Belajar untuk Berbeda
Alquran dan al-Hadits merupakan sumber mutlak dan bersifat Ilahi, maka tidak ada perdebatan tentang kebenaran keduanya. Siapa yang memperdebatkan atau meragukan atau mengkritiknya, adalah salah dan kafir. Akan tetapi, sangat berbeda ketika Alquran dan al-Hadits sudah ditafsirkan menjadi sebuah pemahaman. Keduanya berubah menjadi tafsir atau fiqh. Pada posisi ini, maka ia tidak bersifat Ilahi, ia tidak mutlak. Bahkan ia bersita manusiawi.
Pada tingkat pemahaman yang bersifat manusiawi ini lah, seringkali umat Islam terjebak pada penyamaan antara pemahaman dirinya tentang Alquran dan al-Hadits dengan kebenaran Alquran dan al-Hadits itu sendiri. Sehingga mereka menyamakan fiqih-nya, menyamakan tafsirnya dengan Alquran dan al-Hadits. Jadi, ketika ada umat Islam lain menyalahkan bahkan menentang pemahamannya itu, berarti menentang Alquran dan al-Hadits. Bahkan ia akan membela mati-matian, karena menurutnya pemahamannya tesebut bukan lagi hasil pemikiran manusia, melainkan Alquran dan al-Hadits itu sendiri. Karena ia adalah Alquran dan al-Hadits, maka kebenarannya menjadi mutlak dan benar.
Oleh sebab itu, pendidikan sebagai lembaga yang bertujuan pengalihan kebudayaan (cultural transformation) dari satu generasi ke generasi selanjutnya atau berupaya mengedepankan proses perkembangan manusia (human
development), maka model-model pembelajaran yang hanya mengenalkan satu tafsir, satu mazhab, sehingga terkesan melahirkan pemaksaan kehendak dan kepentingan tertentu, haruslah dihindari.
Proses pembelajaran dalam pandangan Foucault tentang “disiplin tubuh” adalah bukan pelaksanaan kehendak atas paksaan yang datang dari orang lain, tetapi disiplin merupakan pelaksanaan atas kehendak sendiri. Disiplin berbeda dengan kepatuhan seorang budak. Karena disiplin bukanlah didasarkan pada penyerahan badan atau seperti kepatuhan “pelayan”, disebabkan tidak lain karena tubuh bukan merupakan relasi “dominasi”. Disiplin lebih ditujukan sebagai pengembangan penguasaan individu terhadap “tubuhnya sendiri”.
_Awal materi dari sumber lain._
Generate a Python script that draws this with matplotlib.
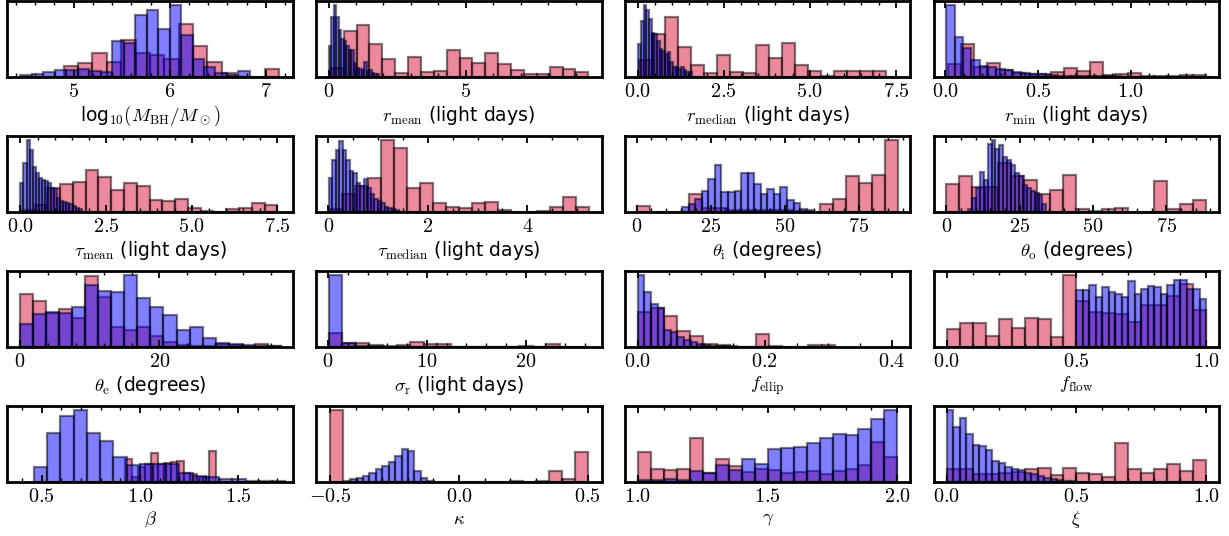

Di antara bentuk pembelajaran yang pada titik tertentu memiliki otonomi untuk mengatur dan mengontrol tubuhnya sendiri adalah dengan memberinya pemahaman bahwa ada yang berbeda di luar dirinya, ada yang memiliki pemahaman yang tidak sama di luar dirinya, bahwa perbedaan itu sunnatullah, penghormatan atas perbedaan itu penting, dan seterusnya. Wallahu A’lam bi al-Shawab.